Peu après, CIG a fait retirer les mentions de Crytek et du CryEngine de ses supports publicitaires et de l'ensemble du jeu, y compris les « copyright notices » liées au moteur. Compte tenu du non-respect de l'engagement initialement prévu, Crytek réclame donc le paiement de royalties plein tarif sur Star Citizen

Crytek vit mal la transition du jeu vers Lumberyard

La tension monte encore d'un cran le 23 décembre, quand CIG annonce au monde que ses équipes n'utilisent plus le CryEngine en guise de moteur, mais Amazon Lumberyard, qui se trouve être un fork de la version 3.8 du CryEngine. Or, selon Crytek, « l'accord de licence ne permet pas à CIG d'utiliser un autre moteur de jeu que le CryEngine pour Star Citizen ». Et le fait que Lumberyard ne soit qu'un CryEngine avec une fausse moustache ne changerait rien à la donne. 

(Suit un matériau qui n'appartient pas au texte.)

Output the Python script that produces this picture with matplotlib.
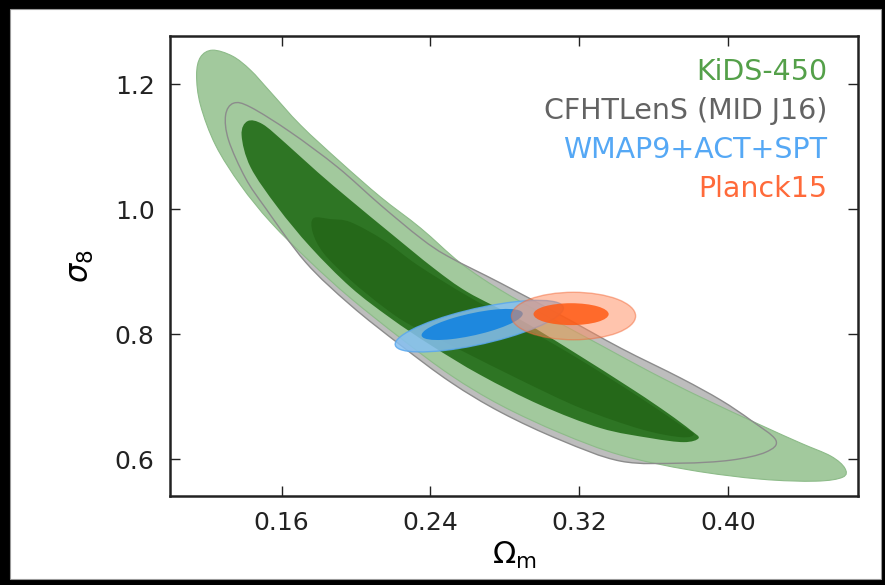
import numpy as np
import matplotlib
matplotlib.use("Agg")
import matplotlib.pyplot as plt
from matplotlib.path import Path
from matplotlib.patches import PathPatch, Ellipse, Rectangle

# Contour outlines (Omega_m, sigma_8)
kids95_om = [0.1229, 0.1336, 0.1433, 0.1541, 0.1702, 0.1917, 0.2133, 0.2348, 0.2563,
             0.2778, 0.3047, 0.3316, 0.3585, 0.3854, 0.4177, 0.4392, 0.4554, 0.4629,
             0.4618, 0.4473, 0.4177, 0.3800, 0.3424, 0.3101, 0.2778, 0.2509, 0.2240,
             0.1971, 0.1756, 0.1541, 0.1380, 0.1245, 0.1164, 0.1143, 0.1164]
kids95_s8 = [1.2544, 1.2448, 1.2224, 1.1872, 1.1344, 1.0752, 1.0192, 0.9696, 0.9136,
             0.8704, 0.8256, 0.7824, 0.7392, 0.6992, 0.6544, 0.6256, 0.6048, 0.5856,
             0.5712, 0.5648, 0.5680, 0.5824, 0.6064, 0.6416, 0.6864, 0.7344, 0.7936,
             0.8576, 0.9152, 0.9792, 1.0384, 1.1024, 1.1664, 1.2144, 1.2432]

kids68_om = [0.1417, 0.1498, 0.1621, 0.1794, 0.1971, 0.2186, 0.2418, 0.2601, 0.2870,
             0.3155, 0.3494, 0.3677, 0.3800, 0.3843, 0.3763, 0.3585, 0.3316, 0.2993,
             0.2671, 0.2402, 0.2186, 0.1971, 0.1756, 0.1578, 0.1433, 0.1385]
kids68_s8 = [1.1408, 1.1360, 1.1056, 1.0592, 1.0144, 0.9616, 0.9056, 0.8672, 0.8256,
             0.7744, 0.7104, 0.6736, 0.6464, 0.6336, 0.6272, 0.6336, 0.6496, 0.6864,
             0.7344, 0.7824, 0.8256, 0.8752, 0.9392, 1.0032, 1.0672, 1.1184]

cfht95_om = [0.1342, 0.1433, 0.1648, 0.1901, 0.2133, 0.2348, 0.2493, 0.2778, 0.3101,
             0.3424, 0.3747, 0.3962, 0.4123, 0.4258, 0.4204, 0.4016, 0.3747, 0.3424,
             0.3101, 0.2778, 0.2509, 0.2240, 0.1971, 0.1729, 0.1514, 0.1406, 0.1315,
             0.1299]
cfht95_s8 = [1.1696, 1.1632, 1.1232, 1.0672, 1.0064, 0.9536, 0.9248, 0.8816, 0.8304,
             0.7776, 0.7296, 0.6944, 0.6624, 0.6304, 0.6112, 0.5984, 0.5936, 0.5968,
             0.6304, 0.6752, 0.7232, 0.7824, 0.8464, 0.9152, 1.0016, 1.0496, 1.1104,
             1.1504]

cfht68_om = [0.1772, 0.1864, 0.1971, 0.2149, 0.2332, 0.2601, 0.2886, 0.3209, 0.3532,
             0.3747, 0.3817, 0.3747, 0.3532, 0.3209, 0.2886, 0.2563, 0.2294, 0.2149,
             0.1971, 0.1826, 0.1767]
cfht68_s8 = [0.9856, 0.9840, 0.9792, 0.9504, 0.9104, 0.8608, 0.8144, 0.7584, 0.6976,
             0.6544, 0.6400, 0.6352, 0.6480, 0.6816, 0.7264, 0.7744, 0.8144, 0.8432,
             0.8864, 0.9296, 0.9632]

# CMB ellipses: centre, width, height, angle (data units)
wmap_outer = (0.2663, 0.8128, 0.113, 0.0472, 41.3)
wmap_inner = (0.2625, 0.8155, 0.0678, 0.0290, 41.3)
planck_outer = (0.317, 0.829, 0.0668, 0.076, 0.0)
planck_inner = (0.3157, 0.832, 0.0404, 0.035, 0.0)

labels = ["KiDS-450", "CFHTLenS (MID J16)", "WMAP9+ACT+SPT", "Planck15"]
label_colors = ["#54a049", "#636363", "#55a8f5", "#ff6a3a"]

xticks = [0.16, 0.24, 0.32, 0.40]
yticks = [0.6, 0.8, 1.0, 1.2]


def smooth(xs, ys):
    # closed Catmull-Rom curve through the read points
    p = np.column_stack([xs, ys])
    n = len(p)
    verts = [p[0]]
    codes = [Path.MOVETO]
    for i in range(n):
        p0, p1, p2, p3 = p[i - 1], p[i], p[(i + 1) % n], p[(i + 2) % n]
        verts += [p1 + (p2 - p0) / 6, p2 - (p3 - p1) / 6, p2]
        codes += [Path.CURVE4] * 3
    verts.append(p[0])
    codes.append(Path.CLOSEPOLY)
    return Path(verts, codes)


fig = plt.figure(figsize=(8.85, 5.85), dpi=100, facecolor="black")
fig.patches.append(Rectangle((0.0113, 0.0103), 0.9842, 0.9743, transform=fig.transFigure,
                             facecolor="white", edgecolor="#999999", lw=0.8, zorder=-10))
ax = fig.add_axes([0.1921, 0.1521, 0.7774, 0.7863])

# CFHTLenS 95% underneath
ax.add_patch(PathPatch(smooth(cfht95_om, cfht95_s8), facecolor="#bdbdbd", edgecolor="none", zorder=1))
# KiDS
ax.add_patch(PathPatch(smooth(kids95_om, kids95_s8), facecolor="#a2c99d", edgecolor="#8dbb89",
                       lw=0.8, zorder=2))
ax.add_patch(PathPatch(smooth(kids68_om, kids68_s8), facecolor="#2e7524", edgecolor="none", zorder=3))
# CFHTLenS 68% seen through the KiDS 68% fill
ax.add_patch(PathPatch(smooth(cfht68_om, cfht68_s8), facecolor="#256819", edgecolor="none", zorder=4))
ax.add_patch(PathPatch(smooth(cfht95_om, cfht95_s8), facecolor="none", edgecolor="#8c8c8c",
                       lw=1.0, zorder=5))

# WMAP9+ACT+SPT
x, y, w, h, a = wmap_outer
ax.add_patch(Ellipse((x, y), w, h, angle=a, facecolor="#86c0f2", edgecolor="#5aa8ee",
                     lw=1.0, alpha=0.85, zorder=6))
x, y, w, h, a = wmap_inner
ax.add_patch(Ellipse((x, y), w, h, angle=a, facecolor="#1e88de", edgecolor="none", zorder=7))

# Planck15
x, y, w, h, a = planck_outer
ax.add_patch(Ellipse((x, y), w, h, angle=a, facecolor="#ff8a5c", edgecolor="#f26a3a",
                     lw=1.0, alpha=0.5, zorder=8))
x, y, w, h, a = planck_inner
ax.add_patch(Ellipse((x, y), w, h, angle=a, facecolor="#ff5a14", edgecolor="none",
                     alpha=0.85, zorder=9))

ax.set_xlim(0.10, 0.47)
ax.set_ylim(0.541, 1.277)
ax.set_xticks(xticks)
ax.set_xticklabels([f"{t:.2f}" for t in xticks])
ax.set_yticks(yticks)
ax.set_yticklabels([f"{t:.1f}" for t in yticks])
ax.tick_params(direction="in", length=7, width=1, top=True, right=True,
               labelsize=18, pad=11, colors="#222222")
for s in ax.spines.values():
    s.set_linewidth(1.8)
    s.set_color("#222222")

ax.set_xlabel(r"$\Omega_{\rm m}$", fontsize=22)
ax.set_ylabel(r"$\sigma_8$", fontsize=22)
ax.xaxis.set_label_coords(0.5, -0.095)
ax.yaxis.set_label_coords(-0.107, 0.5)

for i, (lab, col) in enumerate(zip(labels, label_colors)):
    ax.text(0.955, 0.9217 - 0.0848 * i, lab, color=col, fontsize=20.5,
            ha="right", va="center", transform=ax.transAxes, zorder=10)

fig.savefig("out.png", dpi=100, facecolor=fig.get_facecolor())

Ce changement de moteur a toutefois le mérite d'expliquer pourquoi les mentions de Crytek ont disparu de l'ensemble du jeu quelques semaines plus tôt. Pour rappel, Amazon a payé une licence estimée entre 50 et 70 millions de dollars fin 2014 pour développer son propre fork du CryEngine, sauvant par la même occasion Crytek d'une faillite qui apparaissait alors quasi certaine.

Patch day, no play

Autre écueil remonté par Crytek : CIG aurait manqué à son obligation de remonter à l'entreprise allemande les correctifs apportés au CryEngine en vue de corriger les éventuels bugs qui s'y trouveraient. Selon l'accord de novembre 2012, CIG doit « fournir annuellement pendant le temps de développement du jeu, et après sa publication, tout correctif et optimisation faits au code source original du CryEngine (y compris sur les outils fournis par Crytek) ainsi qu'une version complète compilable ». 

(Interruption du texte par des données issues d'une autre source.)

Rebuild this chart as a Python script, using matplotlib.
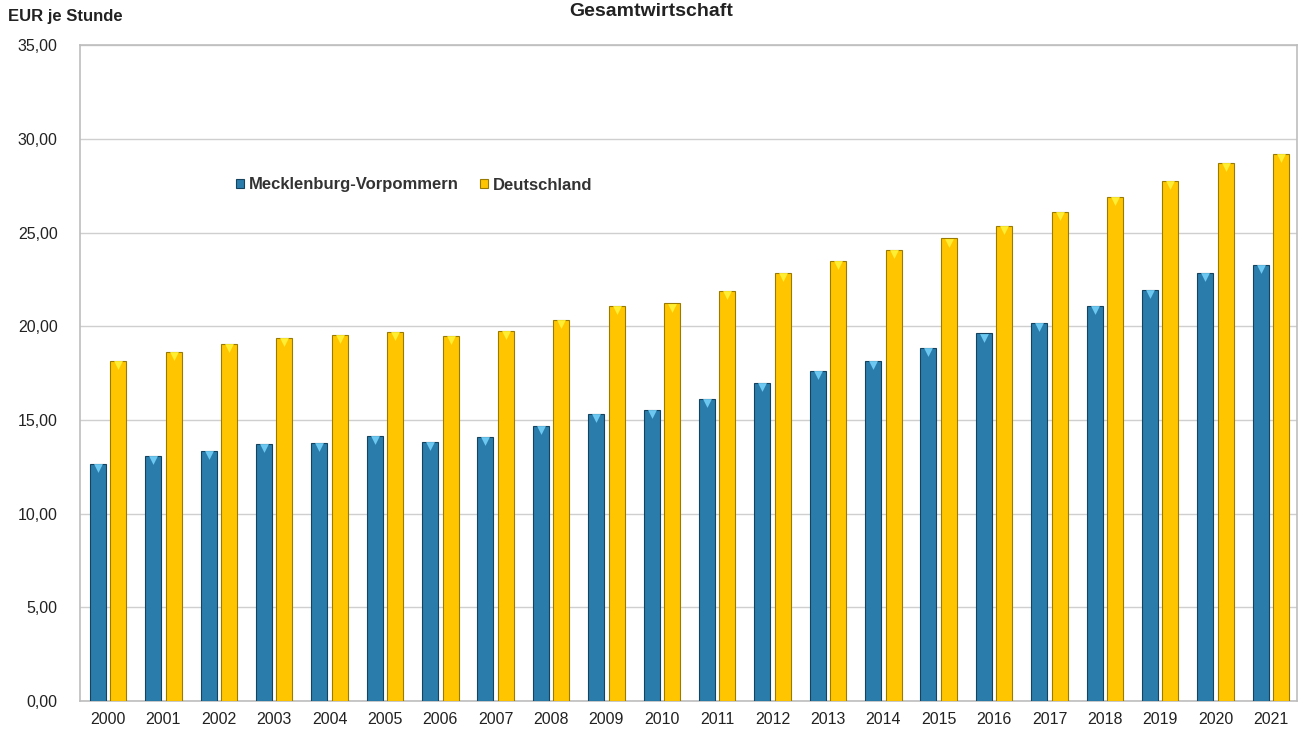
import numpy as np
import matplotlib
matplotlib.use('Agg')
import matplotlib.pyplot as plt
from matplotlib.ticker import FuncFormatter

plt.rcParams['font.family'] = ['Liberation Sans', 'DejaVu Sans']

years = [str(y) for y in range(2000, 2022)]
mv = [12.64, 13.07, 13.37, 13.73, 13.77, 14.14, 13.84, 14.09, 14.69, 15.33, 15.54,
      16.13, 16.97, 17.62, 18.16, 18.87, 19.62, 20.17, 21.07, 21.95, 22.83, 23.28]
de = [18.15, 18.65, 19.05, 19.4, 19.55, 19.70, 19.51, 19.74, 20.36, 21.07, 21.22,
      21.91, 22.85, 23.51, 24.08, 24.69, 25.34, 26.11, 26.93, 27.78, 28.70, 29.18]
labels = ['Mecklenburg-Vorpommern', 'Deutschland']

fig = plt.figure(figsize=(13.03, 7.31), dpi=100)
ax = fig.add_axes([0.0614, 0.041, 0.934, 0.897])

x = np.arange(len(years))
w = 0.29
off = 0.185

b1 = ax.bar(x - off, mv, w, color='#2A7DAB', edgecolor='#15435f', linewidth=0.8,
            label=labels[0], zorder=3)
b2 = ax.bar(x + off, de, w, color='#FFC600', edgecolor='#9a7a00', linewidth=0.8,
            label=labels[1], zorder=3)
# light caps on bar tops
ax.scatter(x - off, np.array(mv) - 0.22, marker='v', s=40, color='#6cc8f0', zorder=4, linewidths=0)
ax.scatter(x + off, np.array(de) - 0.22, marker='v', s=40, color='#ffee33', zorder=4, linewidths=0)

ax.set_ylim(0, 35)
ax.set_xlim(-0.506, 21.47)
ax.set_yticks(np.arange(0, 36, 5))
ax.yaxis.set_major_formatter(FuncFormatter(lambda v, p: f'{v:.2f}'.replace('.', ',')))
ax.set_xticks(x)
ax.set_xticklabels(years)
ax.tick_params(axis='both', length=0, labelsize=11.5, colors='#222222')
ax.tick_params(axis='y', pad=16)
ax.tick_params(axis='x', pad=8)
ax.grid(axis='y', color='#cfcfcf', linewidth=1, zorder=0)
for s in ax.spines.values():
    s.set_color('#bdbdbd')
    s.set_linewidth(1.2)

fig.text(8 / 1303, 1 - 17 / 731, 'EUR je Stunde', fontsize=12, fontweight='bold',
         color='#222222', ha='left', va='center')
fig.text(0.5, 1 - 12 / 731, 'Gesamtwirtschaft', fontsize=14, fontweight='bold',
         color='#222222', ha='center', va='center')

leg = fig.legend(handles=[b1, b2], loc='center left', bbox_to_anchor=(221 / 1303, 1 - 185 / 731),
                 ncol=2, frameon=False, handlelength=0.5, handleheight=0.5, handletextpad=0.25,
                 columnspacing=1.3, prop={'size': 12, 'weight': 'bold'})
for t in leg.get_texts():
    t.set_color('#333333')

fig.savefig('out.png', dpi=100)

Crytek déclare avoir envoyé une première relance concernant cette clause le 16 novembre 2015, alors que CIG n'avait déjà pas répondu à cette obligation « depuis un certain temps ». Le 24 novembre 2016, la demande se fait plus pressante et l'éditeur allemand informe son partenaire que son comportement est en violation de l'accord de licence signé quatre ans plus tôt. CIG répond à cette injonction en expliquant vouloir faire les efforts nécessaires pour fournir les correctifs demandés. Ils n'arriveront jamais. 

La dernière relance remonte au 22 juin 2017. « Aujourd'hui, CIG n'a fourni aucun effort pour transmettre à Crytek les correctifs et optimisations apportées au CryEngine, dans une version complète et compilable » fait savoir l'éditeur. 

Cachez ce code que je ne saurais voir 

Enfin, Crytek ne raffole pas de voir le code source de son moteur se trimballer un peu partout, sans sa permission. L'accord de licence prévoit ainsi que « CGI ne devra pas utiliser le CryEngine de manière à dévoiler son code source ou toute autre information propriétaire à une tierce partie, sans autorisation écrite préalable ».

Dans le cas où une autorisation est obtenue, le tiers à qui le code source ou les informations sont montrées doit signer un accord de non divulgation (NDA) et de non-concurrence auprès de Crytek. Des clauses plutôt classiques dans le milieu. 

Seulement, CIG aurait selon Crytek largement enfreint ces clauses à deux reprises. D'abord à partir de mai 2015, date à laquelle le studio a commencé à mettre en ligne une série de vidéos intitulée « Bugsmashers ». Ces vidéos montrent le quotidien des développeurs et « contiennent des extraits d'informations sur le CryEngine qui sont confidentielles et n'auraient pas dû être montrées au public ».

Plus récemment, fin août 2017, CIG a signé un accord avec Faceware, une entreprise spécialisée dans la capture de mouvements du visage. Une technologie utilisée pour donner vie à des personnages virtuels lors de scènes de dialogue par exemple. Selon Crytek, cet accord nécessitait que Faceware obtienne un accès au code source du CryEngine. Or « CIG n'a pas évoqué cet accord avec un tiers, ni même obtenu d'accord écrit préalable », estime Crytek. 

Si l'ensemble de ce qu'avance Crytek est vrai, les avocats de CIG vont avoir du pain sur la planche pour défendre le studio. Il n'est néanmoins pas certain que l'éditeur allemand soit dénué de tout reproche, puisque nous n'avons pour l'instant qu'un seul son de cloche. La réponse qu'apportera CIG à ces accusations devrait donc être riche d'enseignements. Pour l'heure, le studio n'a pas réagi officiellement à la nouvelle.